Key Elements of FOB Destination

When a contract specifies FOB Destination, several elements define the seller’s obligations:

  • Point of Responsibility Transfer
    The seller remains responsible until the goods are delivered to the named destination and accepted.
  • Transportation Costs
    The seller pays all freight and handling charges necessary to move the goods to the destination.
  • Risk of Loss
    The seller bears the risk of loss or damage until delivery and acceptance.
  • Delivery Location
    The contract specifies the exact address or facility where delivery must occur.
  • Compliance with Delivery Schedule
    The seller must meet the contract’s delivery deadlines at the destination point.

These elements ensure clarity in responsibilities and costs.

Benefits of FOB Destination for the Government

FOB Destination offers agencies several advantages:

  1. Simplified Logistics
    Agencies do not have to arrange or pay for shipping separately.
  2. Cost Predictability
    The contract price includes delivery, avoiding unexpected freight charges.
  3. Reduced Risk
    Sellers bear the responsibility until goods arrive in acceptable condition.
  4. Administrative Efficiency
    Eliminates the need for separate transportation invoicing or freight auditing.
  5. Streamlined Receiving
    Goods arrive directly at the location where they will be used or stored.

These advantages often make FOB Destination the preferred term in federal procurement.

Contractor Considerations

While FOB Destination shifts more responsibility to the seller, it also allows for better control of the delivery process. Contractors should:

  • Factor shipping and insurance costs into their pricing.
  • Choose reliable carriers to meet delivery requirements.
  • Understand packaging and labeling requirements for the delivery location.
  • Track shipments closely to ensure on-time delivery.
  • Be aware that failure to deliver on time or in acceptable condition may result in contract remedies.

Proactive logistics management is essential when operating under FOB Destination terms.

Example Scenario

A federal agency orders laboratory equipment under a GSA Schedule contract with FOB Destination terms to a research facility in Colorado.
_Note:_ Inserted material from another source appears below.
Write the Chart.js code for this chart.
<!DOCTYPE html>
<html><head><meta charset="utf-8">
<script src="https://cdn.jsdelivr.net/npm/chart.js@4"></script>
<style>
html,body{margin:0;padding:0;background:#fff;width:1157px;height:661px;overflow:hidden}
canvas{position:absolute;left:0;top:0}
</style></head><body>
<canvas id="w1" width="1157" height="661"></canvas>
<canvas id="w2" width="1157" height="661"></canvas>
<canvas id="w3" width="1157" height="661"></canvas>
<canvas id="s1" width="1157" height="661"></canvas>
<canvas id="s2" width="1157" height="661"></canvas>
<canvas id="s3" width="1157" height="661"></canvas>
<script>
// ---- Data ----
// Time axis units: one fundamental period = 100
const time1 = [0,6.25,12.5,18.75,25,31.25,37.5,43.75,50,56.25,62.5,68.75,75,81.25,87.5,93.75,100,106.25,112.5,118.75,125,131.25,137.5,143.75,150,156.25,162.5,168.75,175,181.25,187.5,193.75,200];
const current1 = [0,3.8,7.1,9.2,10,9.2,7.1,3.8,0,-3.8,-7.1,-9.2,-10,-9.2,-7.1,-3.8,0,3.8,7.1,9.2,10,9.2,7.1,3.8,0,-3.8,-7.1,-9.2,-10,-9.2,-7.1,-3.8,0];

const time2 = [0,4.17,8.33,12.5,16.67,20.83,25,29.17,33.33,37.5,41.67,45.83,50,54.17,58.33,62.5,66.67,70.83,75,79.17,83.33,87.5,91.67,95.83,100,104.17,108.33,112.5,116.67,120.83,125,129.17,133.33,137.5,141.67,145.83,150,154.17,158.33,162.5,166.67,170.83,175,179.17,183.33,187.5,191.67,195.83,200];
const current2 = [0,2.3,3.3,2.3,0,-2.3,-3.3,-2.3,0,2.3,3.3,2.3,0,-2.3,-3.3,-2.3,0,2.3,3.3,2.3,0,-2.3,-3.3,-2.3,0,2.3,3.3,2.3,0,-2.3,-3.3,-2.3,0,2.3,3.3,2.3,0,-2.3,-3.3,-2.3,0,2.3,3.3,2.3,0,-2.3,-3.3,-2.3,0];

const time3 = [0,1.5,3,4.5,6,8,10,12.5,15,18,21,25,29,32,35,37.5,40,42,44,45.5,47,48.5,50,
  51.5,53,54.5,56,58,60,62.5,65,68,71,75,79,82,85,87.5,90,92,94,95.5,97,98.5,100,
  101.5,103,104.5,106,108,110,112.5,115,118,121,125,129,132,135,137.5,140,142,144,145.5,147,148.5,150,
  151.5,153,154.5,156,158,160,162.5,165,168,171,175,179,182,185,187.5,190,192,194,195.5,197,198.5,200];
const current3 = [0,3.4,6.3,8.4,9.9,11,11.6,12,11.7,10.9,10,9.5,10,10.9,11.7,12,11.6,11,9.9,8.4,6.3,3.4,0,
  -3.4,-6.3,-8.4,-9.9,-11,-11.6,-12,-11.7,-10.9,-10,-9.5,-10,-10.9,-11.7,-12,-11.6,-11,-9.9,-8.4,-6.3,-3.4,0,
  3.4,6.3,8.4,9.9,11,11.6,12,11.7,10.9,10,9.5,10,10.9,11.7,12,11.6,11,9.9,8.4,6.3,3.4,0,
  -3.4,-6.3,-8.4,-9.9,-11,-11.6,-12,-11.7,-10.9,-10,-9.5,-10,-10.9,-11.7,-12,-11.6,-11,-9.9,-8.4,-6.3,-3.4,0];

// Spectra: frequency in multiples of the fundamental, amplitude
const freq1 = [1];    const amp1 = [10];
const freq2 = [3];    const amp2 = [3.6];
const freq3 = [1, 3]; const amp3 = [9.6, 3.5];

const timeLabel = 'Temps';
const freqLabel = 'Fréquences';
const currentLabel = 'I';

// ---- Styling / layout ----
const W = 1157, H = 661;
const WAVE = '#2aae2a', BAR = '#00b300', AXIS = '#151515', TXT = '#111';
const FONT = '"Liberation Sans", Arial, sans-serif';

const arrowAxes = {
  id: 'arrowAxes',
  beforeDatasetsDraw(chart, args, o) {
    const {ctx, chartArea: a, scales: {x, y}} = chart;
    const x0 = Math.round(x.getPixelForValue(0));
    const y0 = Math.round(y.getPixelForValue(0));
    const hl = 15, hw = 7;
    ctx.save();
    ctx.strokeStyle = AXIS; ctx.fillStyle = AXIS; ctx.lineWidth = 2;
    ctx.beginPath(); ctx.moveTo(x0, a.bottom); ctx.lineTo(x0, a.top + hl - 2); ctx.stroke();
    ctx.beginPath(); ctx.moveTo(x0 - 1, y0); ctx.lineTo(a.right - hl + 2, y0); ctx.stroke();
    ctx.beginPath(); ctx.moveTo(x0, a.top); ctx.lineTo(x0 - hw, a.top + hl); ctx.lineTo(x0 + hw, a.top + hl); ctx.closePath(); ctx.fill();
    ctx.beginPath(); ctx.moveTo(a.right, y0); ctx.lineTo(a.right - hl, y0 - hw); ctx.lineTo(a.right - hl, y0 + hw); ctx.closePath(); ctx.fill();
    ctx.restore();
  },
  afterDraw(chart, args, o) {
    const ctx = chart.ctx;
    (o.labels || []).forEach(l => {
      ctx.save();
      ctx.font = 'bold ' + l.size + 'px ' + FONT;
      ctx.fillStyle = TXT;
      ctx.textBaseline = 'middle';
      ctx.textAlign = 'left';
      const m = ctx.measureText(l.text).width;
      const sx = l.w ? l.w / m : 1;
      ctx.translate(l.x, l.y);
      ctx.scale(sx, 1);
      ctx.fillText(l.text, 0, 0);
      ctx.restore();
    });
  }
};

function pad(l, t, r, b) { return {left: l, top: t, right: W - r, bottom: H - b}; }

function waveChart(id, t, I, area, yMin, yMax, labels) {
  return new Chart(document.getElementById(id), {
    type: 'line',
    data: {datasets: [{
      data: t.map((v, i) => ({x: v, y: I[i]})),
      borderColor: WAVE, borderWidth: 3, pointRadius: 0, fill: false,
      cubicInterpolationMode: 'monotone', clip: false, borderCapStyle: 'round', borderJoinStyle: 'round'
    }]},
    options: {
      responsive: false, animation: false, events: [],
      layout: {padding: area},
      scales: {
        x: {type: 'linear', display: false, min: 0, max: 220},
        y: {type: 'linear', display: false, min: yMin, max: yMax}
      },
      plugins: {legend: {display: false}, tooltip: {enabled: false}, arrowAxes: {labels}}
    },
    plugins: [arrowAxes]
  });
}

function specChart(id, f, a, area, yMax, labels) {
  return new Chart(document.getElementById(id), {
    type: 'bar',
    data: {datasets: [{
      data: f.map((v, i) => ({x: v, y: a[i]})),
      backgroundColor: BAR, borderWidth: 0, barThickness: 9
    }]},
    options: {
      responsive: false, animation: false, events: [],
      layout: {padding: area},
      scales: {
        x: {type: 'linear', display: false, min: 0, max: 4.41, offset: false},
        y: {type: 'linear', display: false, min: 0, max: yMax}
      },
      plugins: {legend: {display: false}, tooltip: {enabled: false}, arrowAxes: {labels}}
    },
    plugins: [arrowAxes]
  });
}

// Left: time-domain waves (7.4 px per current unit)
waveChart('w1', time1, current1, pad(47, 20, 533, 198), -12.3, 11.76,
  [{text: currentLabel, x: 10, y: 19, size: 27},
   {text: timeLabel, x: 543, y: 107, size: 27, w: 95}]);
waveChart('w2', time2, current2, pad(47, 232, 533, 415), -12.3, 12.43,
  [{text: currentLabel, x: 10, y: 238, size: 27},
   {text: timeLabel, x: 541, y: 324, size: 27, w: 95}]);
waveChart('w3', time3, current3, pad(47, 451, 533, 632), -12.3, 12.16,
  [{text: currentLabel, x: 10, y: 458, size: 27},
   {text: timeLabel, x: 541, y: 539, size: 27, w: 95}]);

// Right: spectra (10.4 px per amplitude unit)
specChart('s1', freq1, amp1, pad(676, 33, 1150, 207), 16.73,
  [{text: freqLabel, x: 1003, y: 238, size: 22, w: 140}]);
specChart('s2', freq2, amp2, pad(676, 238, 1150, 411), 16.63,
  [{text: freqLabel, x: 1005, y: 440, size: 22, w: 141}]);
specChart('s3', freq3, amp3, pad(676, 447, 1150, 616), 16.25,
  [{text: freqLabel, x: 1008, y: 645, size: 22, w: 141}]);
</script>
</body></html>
The seller is responsible for shipping the equipment from its warehouse in New Jersey to the facility. The seller arranges insured freight service, monitors the shipment, and ensures delivery within the contract’s required timeframe. The government assumes ownership and risk only once the equipment is delivered and accepted at the Colorado facility.
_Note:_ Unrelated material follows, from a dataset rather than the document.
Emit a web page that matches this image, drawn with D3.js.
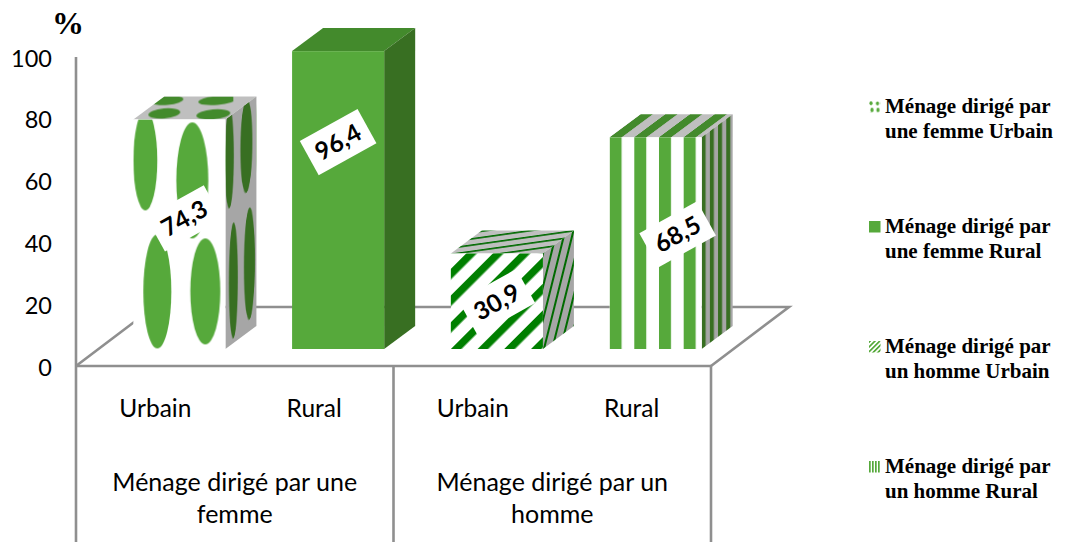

If the shipment is damaged in transit, the seller must arrange for replacement or repair before the government accepts delivery, without additional cost to the agency.

FOB Destination vs. FOB Origin

Understanding the difference between FOB Destination and FOB Origin is essential:

  • FOB Destination: Seller retains responsibility for shipping, costs, and risk until goods arrive at the destination.
  • FOB Origin: Buyer assumes responsibility once goods are shipped; the buyer pays shipping costs and bears the risk during transit.

In federal procurement, FOB Destination is typically preferred unless there are logistical or cost factors that favor FOB Origin.

Best Practices for Managing FOB Destination Deliveries

To successfully manage deliveries under FOB Destination:

  • Include accurate delivery addresses and receiving hours in the contract.
  • Maintain open communication with the government’s receiving personnel.
  • Use carriers with experience in government deliveries, including security and access requirements.
  • Keep detailed shipping documentation to support delivery confirmation.
  • Build in contingency plans for weather or carrier delays.

These practices help ensure that deliveries meet contract requirements and protect both parties from disputes.

Conclusion

FOB Destination is a common and important delivery term in federal contracting that shifts the responsibility for goods, transportation costs, and risk of loss to the seller until the items reach the government’s specified location. By simplifying logistics, ensuring cost predictability, and reducing risk to the buyer, FOB Destination supports efficient and reliable procurement outcomes. Contractors that understand and plan for the obligations of FOB Destination can improve their performance, strengthen customer satisfaction, and avoid costly disputes in government contracts.